Lionel Richie triomphait depuis un bon moment à la salle Wilfrid-Pelletier quand j'ai dû lui fausser compagnie. Depuis un peu plus d'une heure, le crooner américain alternait entre ses ballades que son public fervent chantait à l'unisson et ses chansons plus rythmées qui le faisaient danser et crier comme si on en était à l'ultime rappel.

Ces chansons dataient pour la plupart des années 80. On l'aurait oublié que le son typé des claviers et le look du jeune guitariste poilu nous l'auraient aussitôt rappelé. C'était donc une affaire de nostalgie, mais tout le monde y trouvait son compte, le public souriant et la vedette qui nous disait qu'avoir su, il aurait chanté cinq soirs plutôt que deux au Festival de jazz de Montréal.

Lionel Richie est un entertainer à l'américaine. Il mise sur ce qu'on appelle dans le jargon du métier un schtick, une recette éprouvée aussi efficace que prévisible. Il joue les animateurs de foule au piano comme au-devant de la scène, flatte ses fans montréalais en leur disant que c'est sa meilleure soirée à vie puis les fait rigoler en leur confiant que dans les rues de Montréal, les gens l'appellent Léon. Sa voix est ordinaire et sa musique manque de mordant - c'est à peine si on entendait le poilu quand il faisait un solo de guitare avec force mimiques. Mais il a les chansons, de I'm Easy à Dancing on the Ceiling en passant par Endless Love, pour laquelle il a recruté toutes les chanteuses de la salle en remplacement de Diana Ross.

Disons que Cassandra Wilson, la caution jazz de ce gala d'ouverture, n'a pas fait le même effet à ce public qui était venu voir Lionel. Quand je suis arrivé à Wilfrid-Pelletier, elle chantait de sa voix grave sa version de Harvest Moon de Neil Young, suivie d'une You Don't Know What Love Is tout aussi feutrée. Elle s'est éclipsée pendant la chanson suivante, un country-blues plus entraînant qui n'a pas convaincu pour autant le public de lui réclamer un rappel.

Boz Scaggs

Le contraste entre l'ambiance intimiste du concert de Cassandra Wilson et la frénésie qui régnait au Théâtre Maisonneuve quelques minutes auparavant était frappant. Boz Scaggs venait de jouer en guise de deuxième et dernier rappel l'irrésistible Lido Shuffle que ces fans qui l'attendaient depuis 40 ans avaient chantée à pleins poumons avec lui.

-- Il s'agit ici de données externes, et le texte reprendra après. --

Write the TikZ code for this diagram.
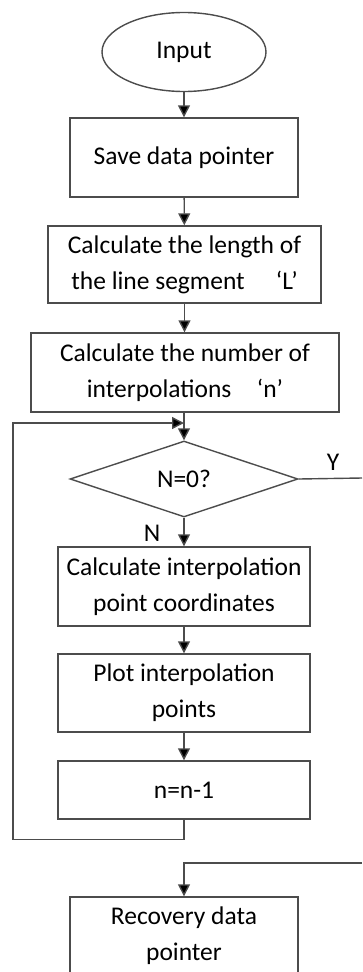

À sa toute première visite à Montréal, Scaggs n'a pas déçu, loin de là. Lui aussi nous a offert des chansons d'il y a quelques décennies, enrichies de solos de qualité, en plus de piger dans le répertoire de Fats Domino et Allen Toussaint. Avant Lido Shuffle et le blues immortel Loan Me Dime, le public avait accueilli avec un plaisir évident les Jojo, Lowdown et Look What You've Done To Me. Mais c'est quand la pétillante choriste Monet a fait sienne Something To Talk About de Bonnie Raitt que l'atmosphère est vraiment devenue électrique. La dame s'est tellement donnée que tout le monde, spectateurs et musiciens, l'a ovationnée. Elle en a même versé quelques larmes.

Boz Scaggs n'est pas le plus charismatique des artistes de scène. Pensez à un Eric Clapton qui, plutôt que de s'exprimer avec sa guitare, le ferait avec sa voix. Mais quelle voix, mes amis! Grasse à souhait et capable de partir dans la stratosphère l'instant d'après. Un pur délice qui a ravi les spectateurs.

Scaggs, lui aussi, a les chansons. Dont certaines ont un son qui trahit leur âge, gracieuseté des claviers. Mais avec ses excellents musiciens, il parvient à transcender les époques en faisant une musique vibrante, inspirée et pertinente.

Souhaitons qu'on nous le ramène bientôt.